▶ **Aim**
Omit all pictures, then retype the data exactly as given.

--- Begin Provided material ---

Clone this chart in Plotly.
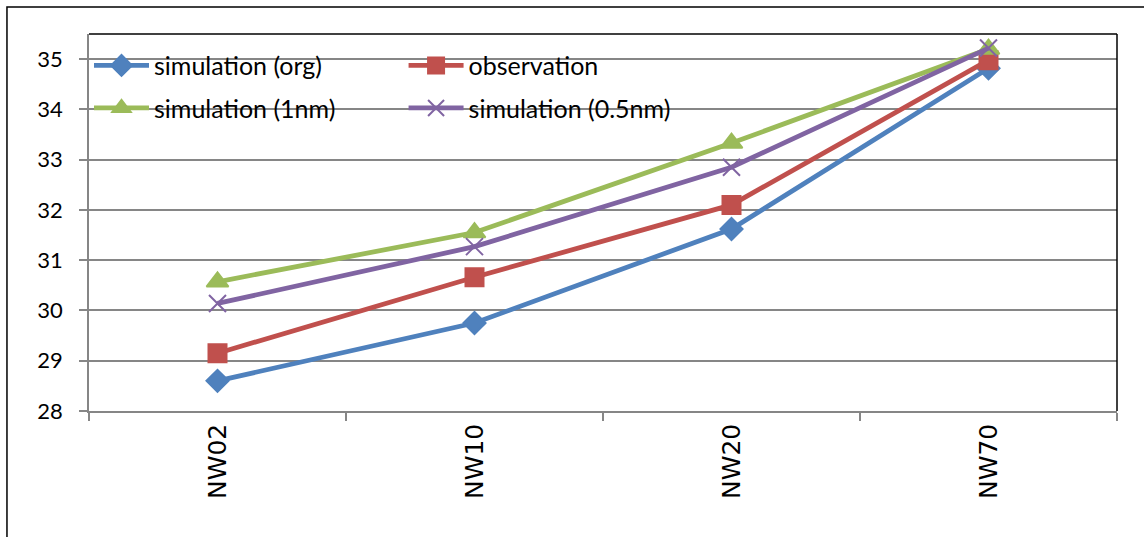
import plotly.graph_objects as go

# Sites along the transect
sites = ["NW02", "NW10", "NW20", "NW70"]

# Series values
sim_org = [28.6, 29.75, 31.62, 34.82]
observation = [29.15, 30.66, 32.1, 34.98]
sim_1nm = [30.57, 31.55, 33.33, 35.2]
sim_05nm = [30.14, 31.27, 32.85, 35.22]

y_ticks = [28, 29, 30, 31, 32, 33, 34, 35]

FONT = "Lato"
GRID = "#868686"

fig = go.Figure()

series = [
    ("simulation (org)", sim_org, "#4F81BD", "diamond", 17, "legend"),
    ("observation", observation, "#C0504D", "square", 18, "legend2"),
    ("simulation (1nm)", sim_1nm, "#9BBB59", "triangle-up", 19, "legend"),
    ("simulation (0.5nm)", sim_05nm, "#8064A2", "x-thin-open", 17, "legend2"),
]

for name, vals, color, symbol, size, leg in series:
    fig.add_trace(go.Scatter(
        x=sites, y=vals, name=name, mode="lines+markers",
        line=dict(color=color, width=4.8),
        marker=dict(symbol=symbol, size=size, color=color,
                    line=dict(color=color, width=2)),
        legend=leg, legendgroup=name,
    ))

legend_common = dict(
    orientation="v", bgcolor="rgba(0,0,0,0)", borderwidth=0,
    font=dict(family=FONT, size=25, color="black"),
    tracegroupgap=7, itemwidth=55,
    xanchor="left", yanchor="top",
)

fig.update_layout(
    width=1144, height=537,
    margin=dict(l=89, r=27, t=34, b=126),
    paper_bgcolor="white", plot_bgcolor="white",
    font=dict(family=FONT, size=22, color="black"),
    legend=dict(x=0.0, y=0.977, **legend_common),
    legend2=dict(x=0.306, y=0.977, **legend_common),
    xaxis=dict(
        type="category", range=[-0.5, 3.5],
        showgrid=False, showline=True, linecolor=GRID, linewidth=1.5,
        ticks="outside", tickson="boundaries", ticklen=8,
        tickcolor=GRID, tickwidth=1.5,
        tickangle=-90, ticklabelstandoff=1,
        tickfont=dict(family="DejaVu Sans", size=25, color="black"),
    ),
    yaxis=dict(
        range=[28, 35.5], tickvals=y_ticks,
        showgrid=True, gridcolor=GRID, gridwidth=1.5,
        showline=True, linecolor=GRID, linewidth=1.5,
        ticks="outside", ticklen=8, tickcolor=GRID, tickwidth=1.5,
        ticklabelstandoff=12, zeroline=False,
        tickfont=dict(family=FONT, size=22, color="black"),
    ),
    showlegend=True,
)

# Plot-area frame on top and right
fig.add_shape(type="line", xref="paper", yref="paper", x0=0, x1=1, y0=1, y1=1,
              line=dict(color="black", width=1.5))
fig.add_shape(type="line", xref="paper", yref="paper", x0=1, x1=1, y0=0, y1=1,
              line=dict(color="black", width=1.5))

# Outer chart border
fig.add_shape(type="rect", xref="paper", yref="paper",
              x0=-0.0798, x1=1.06, y0=-0.4, y1=1.0716,
              line=dict(color="black", width=1.5))

fig.write_html("out.html")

--- End Provided material ---

▶ **Task output**
Clone this chart in Plotly.
import plotly.graph_objects as go

# Sites along the transect
sites = ["NW02", "NW10", "NW20", "NW70"]

# Series values
sim_org = [28.6, 29.75, 31.62, 34.82]
observation = [29.15, 30.66, 32.1, 34.98]
sim_1nm = [30.57, 31.55, 33.33, 35.2]
sim_05nm = [30.14, 31.27, 32.85, 35.22]

y_ticks = [28, 29, 30, 31, 32, 33, 34, 35]

FONT = "Lato"
GRID = "#868686"

fig = go.Figure()

series = [
    ("simulation (org)", sim_org, "#4F81BD", "diamond", 17, "legend"),
    ("observation", observation, "#C0504D", "square", 18, "legend2"),
    ("simulation (1nm)", sim_1nm, "#9BBB59", "triangle-up", 19, "legend"),
    ("simulation (0.5nm)", sim_05nm, "#8064A2", "x-thin-open", 17, "legend2"),
]

for name, vals, color, symbol, size, leg in series:
    fig.add_trace(go.Scatter(
        x=sites, y=vals, name=name, mode="lines+markers",
        line=dict(color=color, width=4.8),
        marker=dict(symbol=symbol, size=size, color=color,
                    line=dict(color=color, width=2)),
        legend=leg, legendgroup=name,
    ))

legend_common = dict(
    orientation="v", bgcolor="rgba(0,0,0,0)", borderwidth=0,
    font=dict(family=FONT, size=25, color="black"),
    tracegroupgap=7, itemwidth=55,
    xanchor="left", yanchor="top",
)

fig.update_layout(
    width=1144, height=537,
    margin=dict(l=89, r=27, t=34, b=126),
    paper_bgcolor="white", plot_bgcolor="white",
    font=dict(family=FONT, size=22, color="black"),
    legend=dict(x=0.0, y=0.977, **legend_common),
    legend2=dict(x=0.306, y=0.977, **legend_common),
    xaxis=dict(
        type="category", range=[-0.5, 3.5],
        showgrid=False, showline=True, linecolor=GRID, linewidth=1.5,
        ticks="outside", tickson="boundaries", ticklen=8,
        tickcolor=GRID, tickwidth=1.5,
        tickangle=-90, ticklabelstandoff=1,
        tickfont=dict(family="DejaVu Sans", size=25, color="black"),
    ),
    yaxis=dict(
        range=[28, 35.5], tickvals=y_ticks,
        showgrid=True, gridcolor=GRID, gridwidth=1.5,
        showline=True, linecolor=GRID, linewidth=1.5,
        ticks="outside", ticklen=8, tickcolor=GRID, tickwidth=1.5,
        ticklabelstandoff=12, zeroline=False,
        tickfont=dict(family=FONT, size=22, color="black"),
    ),
    showlegend=True,
)

# Plot-area frame on top and right
fig.add_shape(type="line", xref="paper", yref="paper", x0=0, x1=1, y0=1, y1=1,
              line=dict(color="black", width=1.5))
fig.add_shape(type="line", xref="paper", yref="paper", x0=1, x1=1, y0=0, y1=1,
              line=dict(color="black", width=1.5))

# Outer chart border
fig.add_shape(type="rect", xref="paper", yref="paper",
              x0=-0.0798, x1=1.06, y0=-0.4, y1=1.0716,
              line=dict(color="black", width=1.5))

fig.write_html("out.html")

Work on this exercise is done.